* Short exercise *
Copy out each line exactly as it appears.

* Information provided *
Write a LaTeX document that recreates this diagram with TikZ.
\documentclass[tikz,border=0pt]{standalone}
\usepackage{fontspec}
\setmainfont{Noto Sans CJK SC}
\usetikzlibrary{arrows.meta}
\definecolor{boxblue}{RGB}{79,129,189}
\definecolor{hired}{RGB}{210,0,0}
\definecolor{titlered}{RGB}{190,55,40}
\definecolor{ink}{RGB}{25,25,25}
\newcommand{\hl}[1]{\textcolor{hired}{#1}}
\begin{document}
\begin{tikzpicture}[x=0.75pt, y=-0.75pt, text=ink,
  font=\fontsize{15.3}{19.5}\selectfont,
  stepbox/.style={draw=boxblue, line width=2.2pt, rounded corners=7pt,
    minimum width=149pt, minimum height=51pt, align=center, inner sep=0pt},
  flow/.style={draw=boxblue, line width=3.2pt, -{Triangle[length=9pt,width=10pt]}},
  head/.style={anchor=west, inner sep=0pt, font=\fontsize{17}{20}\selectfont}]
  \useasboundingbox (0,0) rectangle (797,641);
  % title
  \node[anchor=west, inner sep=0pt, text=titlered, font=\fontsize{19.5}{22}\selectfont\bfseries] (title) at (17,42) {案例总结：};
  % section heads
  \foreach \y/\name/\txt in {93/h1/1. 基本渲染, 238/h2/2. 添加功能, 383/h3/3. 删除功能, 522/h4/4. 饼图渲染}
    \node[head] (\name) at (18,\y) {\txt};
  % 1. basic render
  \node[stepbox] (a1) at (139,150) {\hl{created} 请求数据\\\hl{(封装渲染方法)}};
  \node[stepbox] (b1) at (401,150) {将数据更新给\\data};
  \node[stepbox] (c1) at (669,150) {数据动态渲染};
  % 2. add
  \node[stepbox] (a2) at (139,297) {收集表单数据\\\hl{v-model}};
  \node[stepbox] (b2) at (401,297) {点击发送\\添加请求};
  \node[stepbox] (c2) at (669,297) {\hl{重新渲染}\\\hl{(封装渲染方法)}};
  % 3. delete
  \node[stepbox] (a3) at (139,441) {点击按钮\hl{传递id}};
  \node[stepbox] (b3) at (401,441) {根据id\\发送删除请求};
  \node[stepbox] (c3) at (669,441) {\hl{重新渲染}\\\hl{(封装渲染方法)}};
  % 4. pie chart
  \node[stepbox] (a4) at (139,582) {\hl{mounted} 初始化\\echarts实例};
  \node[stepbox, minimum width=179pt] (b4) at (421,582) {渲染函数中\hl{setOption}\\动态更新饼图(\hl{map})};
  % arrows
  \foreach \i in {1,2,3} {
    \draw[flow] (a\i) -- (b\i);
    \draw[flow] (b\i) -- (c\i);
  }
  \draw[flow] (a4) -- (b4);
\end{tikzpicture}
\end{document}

* Worked answer *
Write a LaTeX document that recreates this diagram with TikZ.
\documentclass[tikz,border=0pt]{standalone}
\usepackage{fontspec}
\setmainfont{Noto Sans CJK SC}
\usetikzlibrary{arrows.meta}
\definecolor{boxblue}{RGB}{79,129,189}
\definecolor{hired}{RGB}{210,0,0}
\definecolor{titlered}{RGB}{190,55,40}
\definecolor{ink}{RGB}{25,25,25}
\newcommand{\hl}[1]{\textcolor{hired}{#1}}
\begin{document}
\begin{tikzpicture}[x=0.75pt, y=-0.75pt, text=ink,
  font=\fontsize{15.3}{19.5}\selectfont,
  stepbox/.style={draw=boxblue, line width=2.2pt, rounded corners=7pt,
    minimum width=149pt, minimum height=51pt, align=center, inner sep=0pt},
  flow/.style={draw=boxblue, line width=3.2pt, -{Triangle[length=9pt,width=10pt]}},
  head/.style={anchor=west, inner sep=0pt, font=\fontsize{17}{20}\selectfont}]
  \useasboundingbox (0,0) rectangle (797,641);
  % title
  \node[anchor=west, inner sep=0pt, text=titlered, font=\fontsize{19.5}{22}\selectfont\bfseries] (title) at (17,42) {案例总结：};
  % section heads
  \foreach \y/\name/\txt in {93/h1/1. 基本渲染, 238/h2/2. 添加功能, 383/h3/3. 删除功能, 522/h4/4. 饼图渲染}
    \node[head] (\name) at (18,\y) {\txt};
  % 1. basic render
  \node[stepbox] (a1) at (139,150) {\hl{created} 请求数据\\\hl{(封装渲染方法)}};
  \node[stepbox] (b1) at (401,150) {将数据更新给\\data};
  \node[stepbox] (c1) at (669,150) {数据动态渲染};
  % 2. add
  \node[stepbox] (a2) at (139,297) {收集表单数据\\\hl{v-model}};
  \node[stepbox] (b2) at (401,297) {点击发送\\添加请求};
  \node[stepbox] (c2) at (669,297) {\hl{重新渲染}\\\hl{(封装渲染方法)}};
  % 3. delete
  \node[stepbox] (a3) at (139,441) {点击按钮\hl{传递id}};
  \node[stepbox] (b3) at (401,441) {根据id\\发送删除请求};
  \node[stepbox] (c3) at (669,441) {\hl{重新渲染}\\\hl{(封装渲染方法)}};
  % 4. pie chart
  \node[stepbox] (a4) at (139,582) {\hl{mounted} 初始化\\echarts实例};
  \node[stepbox, minimum width=179pt] (b4) at (421,582) {渲染函数中\hl{setOption}\\动态更新饼图(\hl{map})};
  % arrows
  \foreach \i in {1,2,3} {
    \draw[flow] (a\i) -- (b\i);
    \draw[flow] (b\i) -- (c\i);
  }
  \draw[flow] (a4) -- (b4);
\end{tikzpicture}
\end{document}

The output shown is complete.